Upon reviewing the top data once more, we found that all 10 CPU cores of the machine were fully utilized. Mission accomplished!
Wrapping up
With the introduction of multiple workers, we're transforming how Node.js services scale and perform, bringing Node.js one step closer to how Java applications handle resource management, enabling a more efficient, multi-threaded architecture while retaining the simplicity and flexibility of Node.js.
The benchmarks we outlined clearly demonstrate how easy it is to achieve significantly better performance by switching to Watt and leveraging multiple workers.
By leveraging Watt, you can easily:
Spin up multiple copies of the same thread: You can now configure how many threads or processes each service should scale with, adding flexibility to dynamically adapt resource allocation based on demand.
Instantiate multiple copies of the same service or frontend application: This allows for better scaling of frontend systems, server-side rendering (SSR), and APIs that require dynamic scaling without incurring the penalties of overprovisioning.

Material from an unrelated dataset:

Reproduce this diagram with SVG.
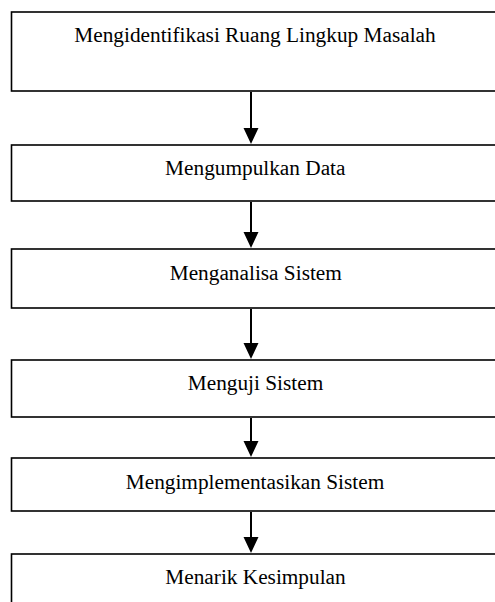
<svg xmlns="http://www.w3.org/2000/svg" width="495" height="602" viewBox="0 0 495 602">
<defs>
<style>
.box{fill:#fff;stroke:#000;stroke-width:1.6}
.lbl{font-family:"Liberation Serif","Times New Roman",serif;font-size:21.3px;fill:#000;text-anchor:middle}
.conn{stroke:#000;stroke-width:2;fill:none}
.head{fill:#000}
</style>
</defs>
<rect width="495" height="602" fill="#fff"/>
<g id="n1"><rect class="box" x="11.5" y="12" width="488" height="79"/><text class="lbl" x="255" y="42">Mengidentifikasi Ruang Lingkup Masalah</text></g>
<g id="n2"><rect class="box" x="11.5" y="145" width="488" height="56"/><text class="lbl" x="255.3" y="175">Mengumpulkan Data</text></g>
<g id="n3"><rect class="box" x="11.5" y="249" width="488" height="59"/><text class="lbl" x="255.8" y="280">Menganalisa Sistem</text></g>
<g id="n4"><rect class="box" x="11.5" y="360" width="488" height="57"/><text class="lbl" x="255.5" y="390">Menguji Sistem</text></g>
<g id="n5"><rect class="box" x="11.5" y="458" width="488" height="53"/><text class="lbl" x="255" y="489">Mengimplementasikan Sistem</text></g>
<g id="n6"><rect class="box" x="11.5" y="554" width="488" height="60"/><text class="lbl" x="255.5" y="584">Menarik Kesimpulan</text></g>
<g id="connectors">
<line class="conn" x1="251" y1="92" x2="251" y2="130"/><polygon class="head" points="243.5,128 258.5,128 251,144"/>
<line class="conn" x1="251" y1="202" x2="251" y2="234"/><polygon class="head" points="243.5,232 258.5,232 251,248"/>
<line class="conn" x1="251" y1="309" x2="251" y2="345"/><polygon class="head" points="243.5,343 258.5,343 251,359"/>
<line class="conn" x1="251" y1="418" x2="251" y2="443"/><polygon class="head" points="243.5,441 258.5,441 251,457"/>
<line class="conn" x1="251" y1="512" x2="251" y2="539"/><polygon class="head" points="243.5,537 258.5,537 251,553"/>
</g>
</svg>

Exhaust resources vertically: Maximize your infrastructure by using all available CPU and memory resources more efficiently within a single deployment unit. Previously, Node.js services were seen as single processes running inside single containers. Now, we enable multiple processes or threads within the same deployment unit, driving organizations to save on infrastructure costs without compromising performance or increasing risk.
What does this mean for you and your team?
Enhanced performance and resilience: If one thread blocks its event loop, other threads can keep running, ensuring your service remains resilient and available even under heavy load or during traffic spikes. Each thread progresses at its own pace, avoiding any buildup of work due to event loop blocking.
Reduced infrastructure costs: By scaling services within a single deployment unit, your organization can save on infrastructure costs without sacrificing performance. Instead of paying for unused resources during stable traffic periods, this functionality ensures you only use what you need when you need it.
Optimize for CPU-bound tasks: Now, you can exhaust CPU and memory resources more efficiently without needing to spin up additional containers or instances, reducing the risk of overprovisioning.